#### [Set task]
Set down the lines that begin at the top of the records and end with the line containing "const DEPTH_Y = 25;", and drop every picture.

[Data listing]
#####
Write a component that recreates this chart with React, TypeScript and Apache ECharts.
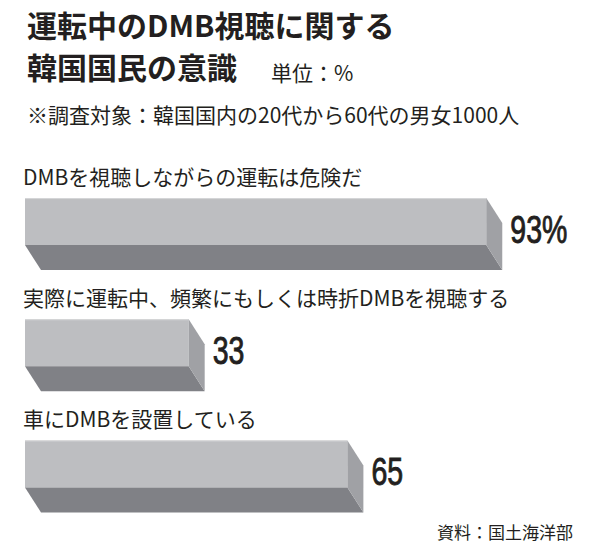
import React, { useEffect, useRef } from 'react';
import * as echarts from 'echarts';

// アンケート項目と回答率(%)
const categories = [
  'DMBを視聴しながらの運転は危険だ',
  '実際に運転中、頻繁にもしくは時折DMBを視聴する',
  '車にDMBを設置している'
];
const values = [93, 33, 65];
const valueSuffixes = ['%', '', ''];

const titleText = '運転中のDMB視聴に関する\n韓国国民の意識';
const unitText = '単位：%';
const noteText = '※調査対象：韓国国内の20代から60代の男女1000人';
const sourceText = '資料：国土海洋部';

const JP_FONT = '"Noto Sans CJK JP", "Noto Sans", sans-serif';
const NUM_FONT = '"Liberation Sans", Arial, sans-serif';

const App: React.FC = () => {
  const chartRef = useRef<HTMLDivElement>(null);

  useEffect(() => {
    if (!chartRef.current) return;
    const chart = echarts.init(chartRef.current, undefined, { renderer: 'svg' });

    const FRONT_H = 47;
    const DEPTH_X = 16;
    const DEPTH_Y = 25;

    const option = {
      animation: false,
      backgroundColor: '#ffffff',
      title: [
        {
          text: titleText,
          left: 22,
          top: -2,
          textStyle: {
            fontFamily: JP_FONT,
            fontSize: 30,
            fontWeight: 'bold',
            lineHeight: 42,
            color: '#231f20'
          }
        },
        {
          text: unitText,
          left: 266,
          top: 56,
          textStyle: { fontFamily: JP_FONT, fontSize: 21, fontWeight: 'normal', color: '#231f20' }
        },
        {
          text: noteText,
          left: 22,
          top: 98,
          textStyle: { fontFamily: JP_FONT, fontSize: 21, fontWeight: 'normal', color: '#231f20' }
        },
        {
          text: sourceText,
          right: 22,
          top: 518,
          textStyle: { fontFamily: JP_FONT, fontSize: 17, fontWeight: 'normal', color: '#231f20' }
        }
      ],
      grid: { left: 25, width: 496, top: 173.5, height: 363.5 },
      xAxis: { type: 'value', min: 0, max: 100, show: false },
      yAxis: { type: 'category', data: categories, inverse: true, show: false },
      series: [
        {
          type: 'custom',
          encode: { x: 0, y: 1 },
          data: values.map((v, i) => [v, i]),
          renderItem: (params: any, api: any) => {
            const v = api.value(0);
            const i = api.value(1);
            const [x1, yc] = api.coord([v, i]);
            const [x0] = api.coord([0, i]);
            const top = yc - (FRONT_H + DEPTH_Y) / 2;
            return {
              type: 'group',
              children: [
                {
                  type: 'rect',
                  shape: { x: x0, y: top, width: x1 - x0, height: FRONT_H },
                  style: { fill: '#bdbec1' }
                },
                {
                  type: 'line',
                  shape: { x1: x0, y1: top + 0.5, x2: x1, y2: top + 0.5 },
                  style: { stroke: '#d6d7d9', lineWidth: 1 }
                },
                {
                  type: 'polygon',
                  shape: {
                    points: [
                      [x0, top + FRONT_H],
                      [x1, top + FRONT_H],
                      [x1 + DEPTH_X, top + FRONT_H + DEPTH_Y],
                      [x0 + DEPTH_X, top + FRONT_H + DEPTH_Y]
                    ]
                  },
                  style: { fill: '#808186' }
                },
                {
                  type: 'polygon',
                  shape: {
                    points: [
                      [x1, top],
                      [x1 + DEPTH_X, top + DEPTH_Y],
                      [x1 + DEPTH_X, top + FRONT_H + DEPTH_Y],
                      [x1, top + FRONT_H]
                    ]
                  },
                  style: { fill: '#a0a1a5' }
                },
                {
                  type: 'text',
                  style: {
                    x: x0 - 2,
                    y: top - 22,
                    text: categories[i],
                    fill: '#231f20',
                    font: `21px ${JP_FONT}`,
                    verticalAlign: 'middle'
                  }
                },
                {
                  // 数値は縦長の書体に見せるため横方向を縮める
                  type: 'text',
                  x: x1 + DEPTH_X + 8,
                  y: yc - 4,
                  scaleX: 0.75,
                  style: {
                    x: 0,
                    y: 0,
                    text: `${v}${valueSuffixes[i]}`,
                    fill: '#231f20',
                    stroke: '#231f20',
                    lineWidth: 0.9,
                    font: `38px ${NUM_FONT}`,
                    verticalAlign: 'middle'
                  }
                }
              ]
            };
          }
        }
      ]
    };

    chart.setOption(option);
    return () => {
      chart.dispose();
    };
  }, []);

  return (
    <div
      ref={chartRef}
      style={{ position: 'fixed', left: 0, top: 0, width: '600px', height: '553px' }}
    />
  );
};

export default App;
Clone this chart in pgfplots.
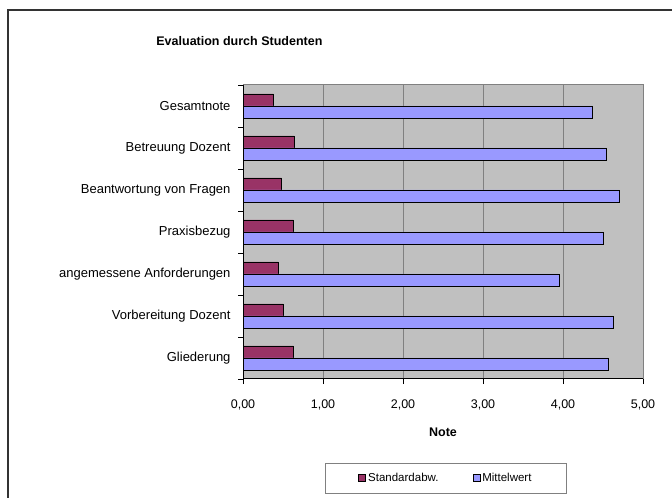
\documentclass[border=0pt]{standalone}
\usepackage{pgfplots}
\pgfplotsset{compat=1.18}
\usepackage{pgfplotstable}
\usepackage{fontspec}
\setmainfont{Liberation Sans}
\definecolor{sdcol}{HTML}{993366}
\definecolor{mwcol}{HTML}{9999FF}
\definecolor{plotbg}{HTML}{C0C0C0}
\definecolor{gridc}{HTML}{808080}

\pgfplotstableread{
y sd mw
0 0.63 4.57
1 0.50 4.63
2 0.44 3.95
3 0.63 4.51
4 0.48 4.70
5 0.64 4.54
6 0.38 4.37
}\datatable

\begin{document}
\begin{tikzpicture}
\useasboundingbox (0bp,0bp) rectangle (672bp,498bp);
\fill[white] (0bp,0bp) rectangle (672bp,498bp);
\draw[line width=1.5bp, black!80] (8bp,-20bp) rectangle (700bp,488bp);
\begin{axis}[
  at={(243bp,119bp)}, anchor=south west,
  scale only axis, width=400bp, height=294bp,
  xbar, bar width=12bp,
  xmin=0, xmax=5, ymin=-0.5, ymax=6.5,
  xtick={0,1,2,3,4,5},
  ytick={0,1,2,3,4,5,6},
  yticklabels={Gliederung, Vorbereitung Dozent, angemessene Anforderungen, Praxisbezug, Beantwortung von Fragen, Betreuung Dozent, Gesamtnote},
  minor ytick={-0.5,0.5,1.5,2.5,3.5,4.5,5.5,6.5},
  xtick pos=left, ytick pos=left,
  tick align=outside,
  major tick length=5bp, minor tick length=5bp,
  tick style={black, line width=0.8bp},
  major y tick style={draw=none},
  minor y tick style={draw=black, line width=0.8bp},
  xmajorgrids=true,
  major x grid style={gridc, line width=0.8bp},
  axis background/.style={fill=plotbg},
  axis line style={gridc, line width=1bp},
  ticklabel style={font=\fontsize{12.5bp}{15bp}\selectfont},
  yticklabel style={font=\fontsize{13bp}{15bp}\selectfont, xshift=-4bp},
  xticklabel style={yshift=-12bp, /pgf/number format/fixed, /pgf/number format/fixed zerofill, /pgf/number format/precision=2, /pgf/number format/use comma, /pgf/number format/assume math mode=true},
  title={Evaluation durch Studenten},
  title style={at={(axis description cs:-0.009,1.129)}, anchor=center, font=\bfseries\fontsize{12.5bp}{15bp}\selectfont},
  xlabel={Note},
  xlabel style={at={(axis description cs:0.5,-0.18)}, anchor=center, font=\bfseries\fontsize{12.5bp}{15bp}\selectfont},
  legend columns=2,
  legend style={at={(axis description cs:0.205,-0.2857)}, anchor=north west, draw=gridc, line width=0.8bp,
    font=\fontsize{11.5bp}{13bp}\selectfont, inner xsep=33bp, inner ysep=8bp,
    /tikz/every even column/.append style={column sep=32bp}},
  legend image code/.code={\draw[#1,line width=0.8bp] (0bp,-3.5bp) rectangle (7bp,3.5bp);},
  after end axis/.code={\draw[black, line width=1bp] (rel axis cs:0,1) -- (rel axis cs:0,0) -- (rel axis cs:1,0);},
]
\addplot[fill=sdcol, draw=black, line width=0.8bp, bar shift=6bp] table[x=sd,y=y]{\datatable};
\addplot[fill=mwcol, draw=black, line width=0.8bp, bar shift=-6bp] table[x=mw,y=y]{\datatable};
\legend{Standardabw., Mittelwert}
\end{axis}
\end{tikzpicture}
\end{document}
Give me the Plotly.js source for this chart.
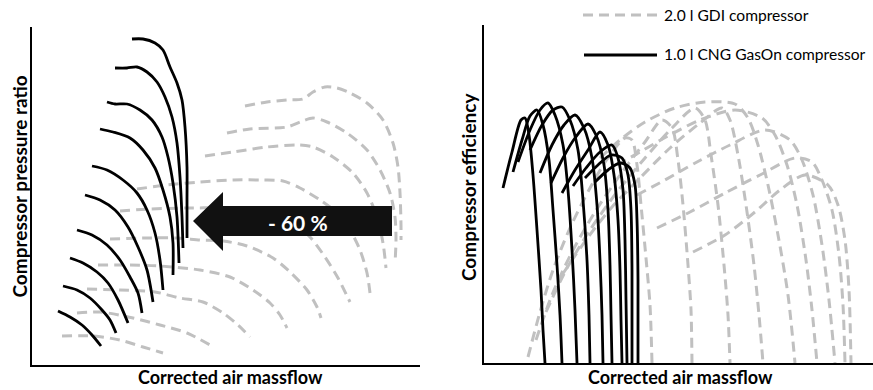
<!DOCTYPE html>
<html><head><meta charset="utf-8">
<script src="https://cdn.plot.ly/plotly-3.0.1.min.js"></script>
<style>html,body{margin:0;padding:0;background:#fff}#chart{width:873px;height:390px}</style>
</head><body><div id="chart"></div>
<script>
// ---- Left panel: pressure ratio vs corrected air massflow (arbitrary units)
const cngPrX = [
  [100,111,123,131,138,145,150,153,155,155,155],
  [83,95,105,115,125,133,140,145,148,150,151],
  [75,83,95,108,120,130,136,141,145,147],
  [68,81,98,111,123,131,138,141,141],
  [60,75,91,105,115,123,128,131],
  [53,68,83,96,106,115,121],
  [45,60,75,88,98,106,110],
  [38,51,65,76,86,96],
  [31,45,58,70,78,84],
  [26,38,50,60,69]
];
const cngPrY = [
  [326,326,322,315,298,282,265,238,198,165,127],
  [297,297,298,293,283,268,248,222,188,148,117],
  [263,261,261,255,245,228,208,182,148,102],
  [236,233,227,215,197,175,148,122,90],
  [199,195,185,172,155,132,105,75],
  [170,165,155,138,118,95,63],
  [135,130,120,105,88,72,52],
  [107,102,93,82,65,42],
  [79,75,67,55,45,32],
  [54,48,40,30,19]
];
const gdiPrX = [
  [213,235,255,271,281,293,305,318,335,351,361,366,368,369,369],
  [195,218,255,268,281,295,315,335,348,358,363,364,363],
  [173,201,235,266,281,301,321,335,345,351,354],
  [105,135,168,201,231,251,268,288,305,318,328,335,338],
  [88,118,155,188,228,258,278,293,306,316,318],
  [78,111,145,168,191,215,241,258,275,285,289],
  [66,98,128,168,198,221,238,248,255],
  [55,88,123,148,171,191,206,218],
  [45,68,101,128,155,178],
  [30,61,88,111,131]
];
const gdiPrY = [
  [259,263,265,266,273,278,277,272,262,245,222,198,172,140,125],
  [232,236,238,243,247,243,232,215,195,172,148,125,102],
  [209,213,218,220,218,208,192,172,148,122,97],
  [176,180,183,185,185,184,177,165,152,135,115,92,72],
  [154,156,157,157,155,145,128,108,87,67,63],
  [126,127,127,125,124,119,107,93,75,58,47],
  [100,100,99,95,88,75,62,50,37],
  [76,75,73,67,63,52,40,28],
  [52,53,47,40,32,20],
  [29,29,25,18,12]
];
// ---- Right panel: efficiency vs corrected air massflow
const cngEffX = [
  [19,28,37,41,45,49,53,57,59,61],
  [29,38,46,53,59,65,69,73,76,78],
  [34,46,56,64,71,79,84,88,91,93],
  [46,58,69,78,86,94,99,103,105,106],
  [56,68,80,91,100,108,113,116,118,119],
  [67,79,91,104,112,120,124,126,127,128],
  [78,91,104,116,124,130,134,136,137,138],
  [89,102,116,128,134,139,141,142,143],
  [101,114,127,138,144,147,148,148],
  [111,124,136,146,151,153,154,154]
];
const cngEffY = [
  [175,211,243,245,228,188,133,73,33,0],
  [191,223,247,253,238,203,153,98,48,0],
  [201,233,253,260,248,218,173,113,53,0],
  [213,238,253,256,243,213,163,103,48,0],
  [190,218,238,248,235,205,158,103,48,0],
  [180,205,225,239,228,198,153,98,48,0],
  [170,193,213,231,218,188,143,93,43,0],
  [177,195,211,218,205,173,123,63,0],
  [185,198,208,205,188,153,93,0],
  [181,193,200,195,178,143,83,0]
];
const gdiEffX = [
  [44,56,69,86,106,124,141,148,153,157,162,166,168],
  [52,68,88,111,136,161,178,188,194,199,204,207,208],
  [62,82,106,133,161,188,211,221,227,234,240,244,246],
  [78,102,128,156,186,216,238,246,254,262,270,275,279],
  [116,136,161,191,221,251,264,274,284,294,304,311],
  [133,156,184,216,251,278,291,303,313,322,328,333],
  [153,181,213,246,281,306,318,329,338,345,351],
  [173,206,241,276,311,328,338,348,355,359,361],
  [209,241,271,296,321,344,354,361,365,367]
];
const gdiEffY = [
  [6,51,93,135,175,205,225,223,198,158,105,58,0],
  [23,68,111,151,188,221,243,235,203,158,98,53,0],
  [51,93,133,171,205,235,255,243,208,158,98,48,0],
  [88,123,156,185,215,240,255,243,208,158,98,48,0],
  [205,223,241,255,261,259,245,218,178,128,68,0],
  [198,211,227,243,253,245,228,198,158,103,53,0],
  [168,183,201,218,233,223,203,168,118,63,0],
  [135,151,170,188,205,201,183,153,108,58,0],
  [111,128,151,173,188,178,158,123,73,0]
];
const seriesNames = ["2.0 l GDI compressor", "1.0 l CNG GasOn compressor"];
const xTitle = "Corrected air massflow";
const yTitleLeft = "Compressor pressure ratio";
const yTitleRight = "Compressor efficiency";
const arrowLabel = "- 60 %";

const GRAY = "#c0c0c0", BLACK = "#000000";
const dashLine = {color: GRAY, width: 3, dash: "10px,6px", shape: "spline", smoothing: 0.8};
const solidLine = {color: BLACK, width: 2.8, shape: "spline", smoothing: 0.8};

const traces = [];
function addFamily(xs, ys, line, xa, ya, name) {
  xs.forEach((x, i) => traces.push({x: x, y: ys[i], type: "scatter", mode: "lines",
    line: line, xaxis: xa, yaxis: ya, name: name, showlegend: false, hoverinfo: "skip"}));
}
addFamily(gdiPrX, gdiPrY, dashLine, "x", "y", seriesNames[0]);
addFamily(cngPrX, cngPrY, solidLine, "x", "y", seriesNames[1]);
addFamily(gdiEffX, gdiEffY, dashLine, "x2", "y2", seriesNames[0]);
addFamily(cngEffX, cngEffY, solidLine, "x2", "y2", seriesNames[1]);

const W = 873, H = 390;
const ax = {showline: true, linecolor: BLACK, linewidth: 2, showgrid: false, zeroline: false,
  showticklabels: false, ticks: "", fixedrange: true};
const titleFont = {family: "Lato, sans-serif", size: 19, color: "#000", weight: "bold"};
const xTitleFont = {family: "Lato, sans-serif", size: 18, color: "#000", weight: "bold"};
const legFont = {family: "Lato, sans-serif", size: 15.6, color: "#000"};

const layout = {
  width: W, height: H, margin: {l: 0, r: 0, t: 0, b: 0},
  paper_bgcolor: "#fff", plot_bgcolor: "rgba(0,0,0,0)", showlegend: false,
  xaxis: Object.assign({}, ax, {domain: [32/W, 420/W], range: [0, 388], anchor: "y"}),
  yaxis: Object.assign({}, ax, {domain: [(H-365)/H, (H-27)/H], range: [0, 338], anchor: "x"}),
  xaxis2: Object.assign({}, ax, {domain: [484/W, 1], range: [0, 389], anchor: "y2"}),
  yaxis2: Object.assign({}, ax, {domain: [(H-363)/H, (H-25)/H], range: [0, 338], anchor: "x2"}),
  shapes: [
    {type: "path", xref: "x", yref: "y", layer: "above",
     path: "M 161,144 L 191,173 L 191,159 L 360,159 L 360,129 L 191,129 L 191,114 Z",
     fillcolor: "#111111", line: {width: 0}},
    {type: "line", xref: "paper", yref: "paper", x0: 583/W, x1: 657/W, y0: 1-15/H, y1: 1-15/H,
     line: {color: GRAY, width: 3, dash: "10px,6px"}},
    {type: "line", xref: "paper", yref: "paper", x0: 584/W, x1: 657/W, y0: 1-55/H, y1: 1-55/H,
     line: {color: BLACK, width: 2.8}}
  ],
  annotations: [
    {text: arrowLabel, xref: "x", yref: "y", x: 265.5, y: 143, showarrow: false,
     font: {family: "Lato, sans-serif", size: 21, color: "#fff", weight: "bold"}},
    {text: yTitleLeft, xref: "paper", yref: "paper", x: 18.5/W, y: 1-187/H, textangle: -90,
     showarrow: false, xanchor: "center", yanchor: "middle", font: titleFont},
    {text: xTitle, xref: "paper", yref: "paper", x: 230/W, y: 1-377/H, borderpad: 0,
     showarrow: false, xanchor: "center", yanchor: "middle", font: xTitleFont},
    {text: yTitleRight, xref: "paper", yref: "paper", x: 468/W, y: 1-187/H, textangle: -90,
     showarrow: false, xanchor: "center", yanchor: "middle", font: titleFont},
    {text: xTitle, xref: "paper", yref: "paper", x: 680/W, y: 1-377/H, borderpad: 0,
     showarrow: false, xanchor: "center", yanchor: "middle", font: xTitleFont},
    {text: seriesNames[0], xref: "paper", yref: "paper", x: 662/W, y: 1-15/H,
     showarrow: false, xanchor: "left", yanchor: "middle", font: legFont},
    {text: seriesNames[1], xref: "paper", yref: "paper", x: 662/W, y: 1-54/H,
     showarrow: false, xanchor: "left", yanchor: "middle", font: legFont}
  ]
};
Plotly.newPlot("chart", traces, layout, {staticPlot: true, displayModeBar: false});
</script></body></html>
#####
#### [Result of the task]
Write a component that recreates this chart with React, TypeScript and Apache ECharts.
import React, { useEffect, useRef } from 'react';
import * as echarts from 'echarts';

// アンケート項目と回答率(%)
const categories = [
  'DMBを視聴しながらの運転は危険だ',
  '実際に運転中、頻繁にもしくは時折DMBを視聴する',
  '車にDMBを設置している'
];
const values = [93, 33, 65];
const valueSuffixes = ['%', '', ''];

const titleText = '運転中のDMB視聴に関する\n韓国国民の意識';
const unitText = '単位：%';
const noteText = '※調査対象：韓国国内の20代から60代の男女1000人';
const sourceText = '資料：国土海洋部';

const JP_FONT = '"Noto Sans CJK JP", "Noto Sans", sans-serif';
const NUM_FONT = '"Liberation Sans", Arial, sans-serif';

const App: React.FC = () => {
  const chartRef = useRef<HTMLDivElement>(null);

  useEffect(() => {
    if (!chartRef.current) return;
    const chart = echarts.init(chartRef.current, undefined, { renderer: 'svg' });

    const FRONT_H = 47;
    const DEPTH_X = 16;
    const DEPTH_Y = 25;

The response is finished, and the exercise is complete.